Andreas Haupt

Who sees what online — and why

March 13, 2024

Andreas Haupt is a PhD candidate in Engineering-Economic Systems at IDSS, and the Computer Science and Artificial Intelligence Laboratory (CSAIL). He obtained his MS in Economics and Mathematics from the University of Bonn, and his BS in Computer Science from the University of Frankfurt. He has worked in platform enforcement on both sides of the Atlantic. During his time at MIT, he has led the Science Policy Initiative and the MIT AI Ethics and Policy group.

What is the focus of your research? What sort of knowledge and disciplines does it bring together? How will it make an impact?
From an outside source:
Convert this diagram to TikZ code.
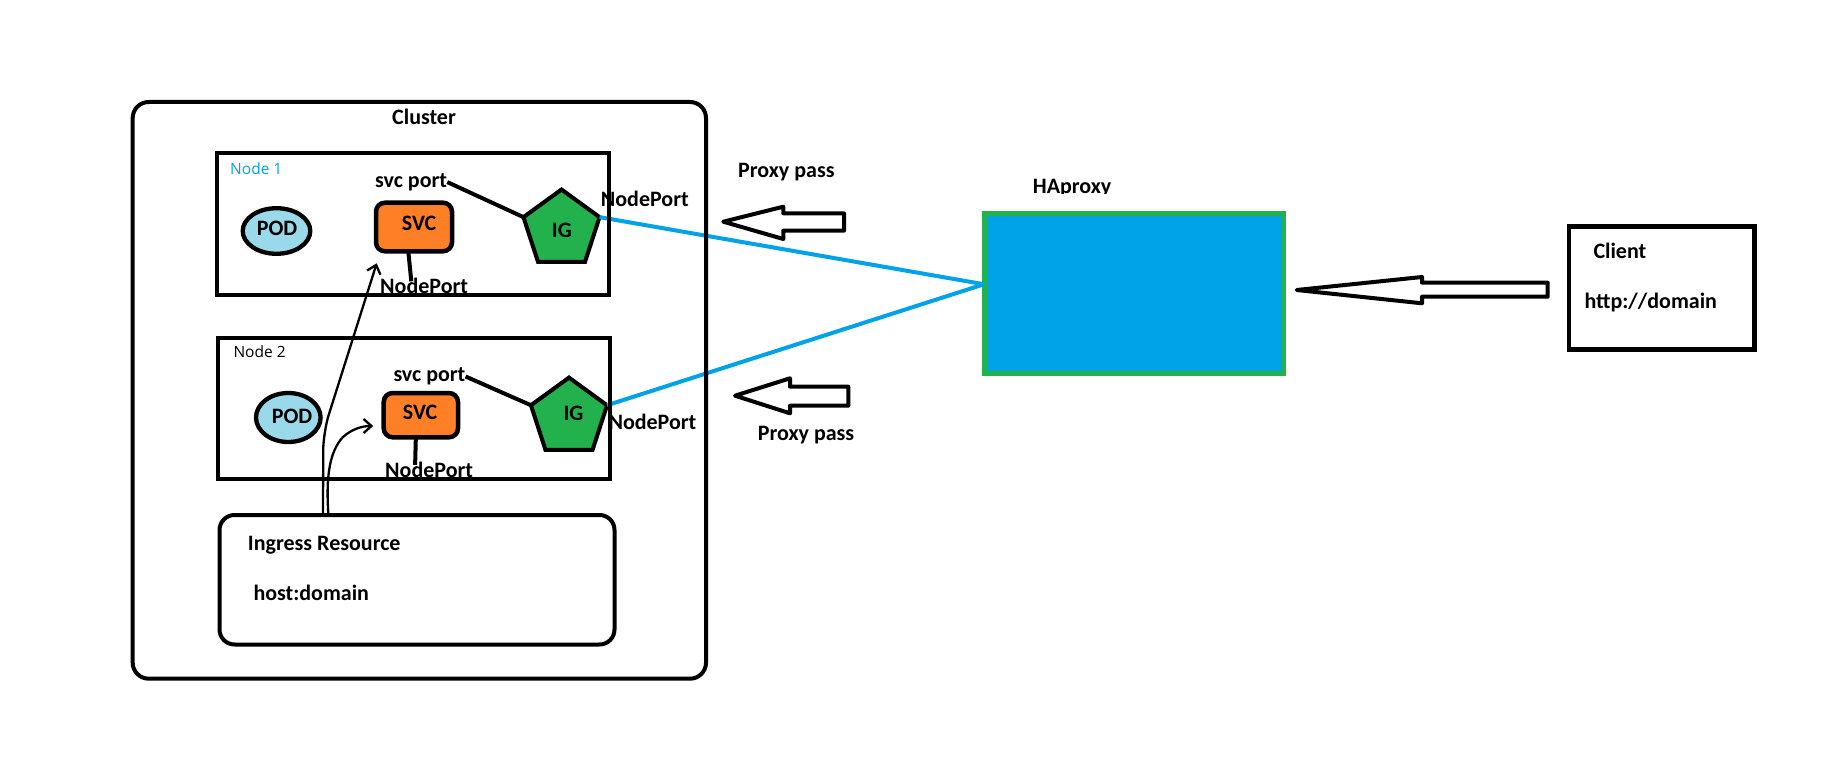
\documentclass[tikz,border=0pt]{standalone}
\usepackage{fontspec}
\setmainfont{Carlito}
\newfontfamily\nfont{Open Sans}
\usetikzlibrary{shapes.geometric,arrows.meta}
\definecolor{podblue}{HTML}{99D9EA}
\definecolor{svcorange}{HTML}{FF7F27}
\definecolor{iggreen}{HTML}{22B14C}
\definecolor{linkblue}{HTML}{00A2E8}
\tikzset{
 box/.style={draw, line width=4pt, inner sep=0pt, outer sep=0pt},
 lbl/.style={font=\fontsize{22}{26}\selectfont\bfseries, inner sep=0pt, anchor=base west},
 nlbl/.style={font=\nfont\fontsize{15.5}{18}\selectfont, inner sep=0pt, anchor=base west},
 podshape/.style={ellipse, draw, line width=4.3pt, fill=podblue, inner sep=0pt, outer sep=0pt},
 svcshape/.style={rectangle, rounded corners=9pt, draw, line width=4.5pt, fill=svcorange, inner sep=0pt, outer sep=0pt},
 igshape/.style={regular polygon, regular polygon sides=5, draw, line width=4pt, fill=iggreen, inner sep=0pt, outer sep=0pt, minimum size=80pt},
 wire/.style={line width=4pt},
 bluewire/.style={line width=4pt, draw=linkblue},
 handarrow/.style={line width=2.3pt, line cap=round, -{Straight Barb[length=8pt,width=14pt]}},
 blockarrow/.style={draw, line width=4pt, line join=round, fill=white},
}
\begin{document}
\begin{tikzpicture}[x=1pt,y=-1pt]
\useasboundingbox (0,0) rectangle (1826,762);
\fill[white] (0,0) rectangle (1826,762);

% labels partly covered by node boxes
\node[lbl] (np1) at (380,293) {NodePort};
\node[lbl] (np2) at (385,477.5) {NodePort};

% ingress controllers and HAproxy
\node[igshape] (ig1) at (561.5,229.5) {};
\node[igshape] (ig2) at (569,417.6) {};
\node[draw=iggreen, fill=linkblue, line width=5pt, inner sep=0pt, outer sep=0pt,
      minimum width=299pt, minimum height=159.5pt] (ha) at (1133.5,293.25) {};
\draw[bluewire] (ig1.corner 5) -- ([yshift=9pt]ha.west);
\draw[bluewire] (ig2.corner 5) -- ([yshift=9pt]ha.west);

% containers
\node[box, rounded corners=16pt, minimum width=573.3pt, minimum height=576.7pt] (cluster) at (419.35,390.35) {};
\node[box, minimum width=392.3pt, minimum height=142.3pt] (node1) at (412.85,223.85) {};
\node[box, minimum width=392.2pt, minimum height=141.2pt] (node2) at (413.9,408.4) {};
\node[box, rounded corners=15pt, minimum width=395pt, minimum height=129.5pt] (ingress) at (417,579.75) {};

% node 1 content
\node[podshape, minimum width=67.6pt, minimum height=45.6pt] (pod1) at (276.5,231) {};
\node[svcshape, minimum width=76pt, minimum height=48.6pt] (svc1) at (414,227) {};
\node[lbl] (pod1t) at (256.7,236) {POD};
\node[lbl] (svc1t) at (401.7,230.7) {SVC};
\node[lbl] (ig1t) at (551.7,237.3) {IG};

% node 2 content
\node[podshape, minimum width=64.6pt, minimum height=49pt] (pod2) at (288.3,417.5) {};
\node[svcshape, minimum width=74.3pt, minimum height=44.3pt] (svc2) at (420.85,415.15) {};
\node[lbl] (pod2t) at (271.7,423.3) {POD};
\node[lbl] (svc2t) at (402.7,419.3) {SVC};
\node[lbl] (ig2t) at (563.3,420) {IG};

% texts
\node[lbl] (clt) at (392,124.3) {Cluster};
\node[nlbl, text=linkblue] (n1t) at (230,175) {Node 1};
\node[nlbl] (n2t) at (233.3,357.3) {Node 2};
\node[lbl] (sp1) at (375,187.3) {svc port};
\node[lbl] (sp2) at (393.3,381.7) {svc port};
\node[lbl] (npr1) at (600.7,206.7) {NodePort};
\node[lbl] (npr2) at (608.3,429.3) {NodePort};
\node[lbl] (pp1) at (738,177.7) {Proxy pass};
\node[lbl] (pp2) at (757.7,440) {Proxy pass};
\node[lbl] (irt) at (247.7,550) {Ingress Resource};
\node[lbl] (hdt) at (253.3,600) {host:domain};

% connectors inside nodes
\draw[wire] ([xshift=-5.7pt]svc1.south) -- ([xshift=-12.8pt,yshift=-4pt]np1.north);
\draw[wire] ([xshift=-5pt]svc2.south) -- ([xshift=-14pt,yshift=-3pt]np2.north);
\draw[wire] (sp1.east) -- (ig1.corner 2);
\draw[wire] (sp2.east) -- (ig2.corner 2);

% hand-drawn arrows from the ingress resource
\coordinate (a1) at (323,513);
\coordinate (a2) at (328.3,513);
\coordinate (t1) at (376.7,263.3);
\coordinate (t2) at (373.3,426);
\draw[handarrow, rounded corners=18pt] (a1) -- (323.3,432) -- (t1);
\draw[handarrow] (a2) .. controls (326,478) and (329,452) .. (343,437) .. controls (352,429) and (362,426) .. (t2);

% block arrows
\draw[blockarrow] (723.3,221.7) -- (783.3,206.7) -- (783.3,213.3) -- (844,213.3) -- (844,230.7) -- (783.3,230.7) -- (783.3,239) -- cycle;
\draw[blockarrow] (735,395.7) -- (790,378.3) -- (790,386.7) -- (848.3,386.7) -- (848.3,405.7) -- (790,405.7) -- (790,413.3) -- cycle;
\draw[blockarrow] (1296.7,290) -- (1422,277) -- (1422,282.7) -- (1547.7,282.7) -- (1547.7,296.7) -- (1422,296.7) -- (1422,303.3) -- cycle;

% HAproxy label (cut at the bottom as in the drawing)
\begin{scope}
\clip (1000,150) rectangle (1200,194);
\node[lbl] (hat) at (1032.7,193.3) {HAproxy};
\end{scope}

% client
\node[box, line width=4.7pt, minimum width=185.5pt, minimum height=122.6pt] (client) at (1661.75,288) {};
\node[lbl] (clientt) at (1593.3,258.3) {Client};
\node[lbl] (urlt) at (1584.3,308.3) {http://domain};
\end{tikzpicture}
\end{document}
I design markets in the era of machine learning. The market is my connection to economics and by “market”, I mean any technology that helps people to get what they want. There are markets where people interact with it through money, but lots of work in economics has been done regarding the design of money-free markets. For example, designing the rules of how students are assigned to schools they’d like to attend is market design. My focus is one type of money-free market: the recommendation system.

Whenever a service online chooses what you see—for example on Instagram, TikTok, or Snapchat—such a system is at work. Recommendation systems, like other markets, need to allow users to express what they like, and leverage this information to make an informed choice on who is recommended what, while taking into account what this means for content contributors whose content is either viewed, or not.

Market Design not only discusses such technologies in the abstract, but actually proposes concrete algorithms to use on real data. In working on market design, I propose designs that are based on online learning. Online learning algorithms make decisions while receiving data and dynamically learning from reactions to these decisions. For recommender systems, these decisions consist of recommendations, the data consists of user interactions with recommendations, and the system attempts to learn the user’s preferences.

What did you do before IDSS and why did you choose SES?

I was a high school teacher at a high school in Germany, where I taught math and computer science. I wanted a change from this line of work, and was attracted by data science, which led me to apply to Ph.D. programs in the U.S. SES certainly stood out as a very ambitious program, in forcing candidates to become fluent both in engineering and in social science—I loved it.

What are your favorite things about the IDSS and MIT communities? What do you do for fun?

I love the curiosity and ambition in this community. It is quite striking to me how many people I have come across who, in response to a passing reference to a concept, will return after a few weeks having mastered the concept, apparently learning from books for themselves, only to apply it to a problem they were working on. What I love about IDSS in particular is that there is a clear sense that the thing you are learning and the problem you are solving are only constrained by the problem, not the discipline. I feel welcome, given my shared identity as a computer scientist and economist.

In my private life, I like cooking, chance encounters at the many social events around Cambridge (or at CSAIL’s espresso machine), and the feeling of accomplishment after an early gym session with friends.